Authors: Albert Alcalde, Giovanni Fantuzzi (FAU Erlangen-Nuernberg)

Dependencies

To run the code, you must first install the following MATLAB packages:

• YALMIP
• MOSEK (or another SDP solver compatible with YALMIP)
• ChebFun

Cite us

If you find this code useful in your work and publish your results, please cite the arXiv preprint above. An sample .bib code follows.

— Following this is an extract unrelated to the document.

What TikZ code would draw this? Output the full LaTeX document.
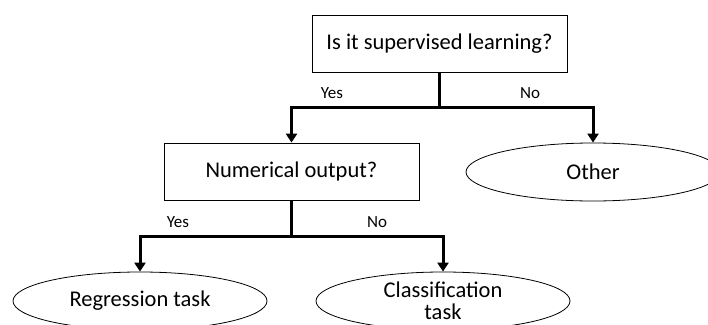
\documentclass[tikz,border=0pt]{standalone}
\usepackage{fontspec}
\setmainfont{Carlito}
\usepackage{tikz}
\usetikzlibrary{shapes.geometric, arrows.meta, positioning}
\tikzstyle{questionbox} = [rectangle, draw=black, line width=0.8pt, minimum width=255pt, minimum height=57pt,
                           text centered, font=\fontsize{22.5}{24}\selectfont]
\tikzstyle{arrow} = [line width=3pt, ->, >={Triangle[width=11pt, length=9pt]}]

\begin{document}
\begin{tikzpicture}[
    x=1pt, y=-1pt,
    answer/.style={ellipse, draw=black, line width=0.8pt, minimum width=254pt, minimum height=58pt, inner sep=0pt,
                   align=center, font=\fontsize{22.5}{22}\selectfont},
    branchlabel/.style={font=\fontsize{17}{18}\selectfont, inner sep=0pt},
]
\useasboundingbox (0,0) rectangle (708,324);

% Questions
\node[questionbox] (supervised) at (439.5, 43.5) {Is it supervised learning?};
\node[questionbox] (numerical) at (291.5, 171.5) {Numerical output?};

% Outcomes
\node[answer] (other) at (593, 172) {Other};
\node[answer] (regression) at (140, 301) {Regression task};
\node[answer] (classification) at (443, 301) {Classification\\task};

% Arrows from first question
\draw[arrow] (supervised.south) -- ++(0,35) -| (numerical.north);
\draw[arrow] (supervised.south) -- ++(0,35) -| (other.north);

% Arrows from second question
\draw[arrow] (numerical.south) -- ++(0,36) -| (regression.north);
\draw[arrow] (numerical.south) -- ++(0,36) -| (classification.north);

% Branch labels
\node[branchlabel] (yes1) at (332, 93) {Yes};
\node[branchlabel] (no1) at (530, 93) {No};
\node[branchlabel] (yes2) at (178, 222) {Yes};
\node[branchlabel] (no2) at (377, 222) {No};

\end{tikzpicture}
\end{document}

    @article{FantuzziAlcalde2026,
        AUTHOR = {Alcalde, Albert and Fantuzzi, Giovanni},
        TITLE = {Data-driven discovery of polynomial ODEs with provably bounded solutions},
        YEAR = {2026},
        HOWPUBLISHED = {arXiv:2604.26933 [math.DS]},
        URL = {https://arxiv.org/abs/2604.26933}
    }

Repository Structure

silas-main/
├── LICENSE.txt
├── README.md
├── ex01-cubic/
├── ex02-dysts/
├── ex03-pde/
└── utils/

Files

Root

File	Description
LICENSE.txt	Project license.
README.md	Original project documentation.

ex01-cubic

File	Description
ex01_simulate.m	Simulates the cubic example and generates data.
ex01_discovery.m	Runs model discovery on the cubic example.

ex02-dysts

File	Description
ex02_main.m	Main script for learning models from Dysts dynamical-system data.
ex02_preprocess_data.m	Prepares raw Dysts data for training and testing.
ex02_attractor_plots.m	Generates attractor plots for Dysts systems.

ex02-dysts/private

File	Description
exact_AtmosphericRegime.m	Exact reference equations for the AtmosphericRegime system.
exact_Bouali2.m	Exact reference equations for the Bouali2 system.
exact_GuckenheimerHolmes.m	Exact reference equations for the Guckenheimer-Holmes system.
exact_HyperRossler.m	Exact reference equations for the HyperRossler system.
exact_SprottA.m	Exact reference equations for the SprottA system.
exact_Thomas.m	Exact reference equations for the Thomas system.
exact_YuWang.m	Exact reference equations for the YuWang system.
plot_lyap.m	Plots learned Lyapunov functions.

ex02-dysts/python-scripts

File	Description
data_generate.ipynb	Notebook for generating Dysts datasets.
process_results.ipynb	Notebook for processing and summarizing experiment results.

ex03-pde

File	Description
ex03_main.m	Main MATLAB script for the PDE reduced-order modeling example.
ex03_helpers.py	Python helper functions for PDE simulations and preprocessing.
ex03_simulation.py	Generates PDE simulation data.

ex03-pde/private

File	Description
lyap_plotProjDeg2.m	Plots projected degree-2 Lyapunov functions.
plot_attractors.m	Plots attractors for the PDE reduced model.
plot_pde_solution.m	Visualizes PDE solution trajectories.

utils

File	Description
build_initial_lyap_constrained.m	Builds an initial constrained Lyapunov candidate.
build_initial_lyap_penalized.m	Builds an initial penalized Lyapunov candidate.
build_lyap_model.m	Constructs a Lyapunov model.
build_model_lyap.m	Builds the combined learned model and Lyapunov structure.
cheb_evaluate.m	Evaluates Chebyshev polynomial expansions.
cheb_gradient.m	Computes gradients of Chebyshev expansions.
cheb_mommat.m	Builds Chebyshev moment matrices.
cheb_multiply.m	Multiplies Chebyshev polynomial terms.
lyap_initialize.m	Initializes Lyapunov-function learning.
lyap_load.m	Loads saved Lyapunov-function results.
make_parameters.m	Creates parameter settings for experiments.
model_cheb2mon.m	Converts models from Chebyshev to monomial form.
model_evaluate.m	Evaluates learned dynamical models.
model_initialize.m	Initializes model-learning variables.
model_learn.m	Learns a dynamical model from data.
model_load.m	Loads saved learned models.
multi_indices.m	Generates polynomial multi-index sets.
save_results.m	Saves experiment outputs.
select_fekete.m	Selects interpolation/sample points using Fekete-style criteria.
viridis.m	Provides the Viridis colormap for plots.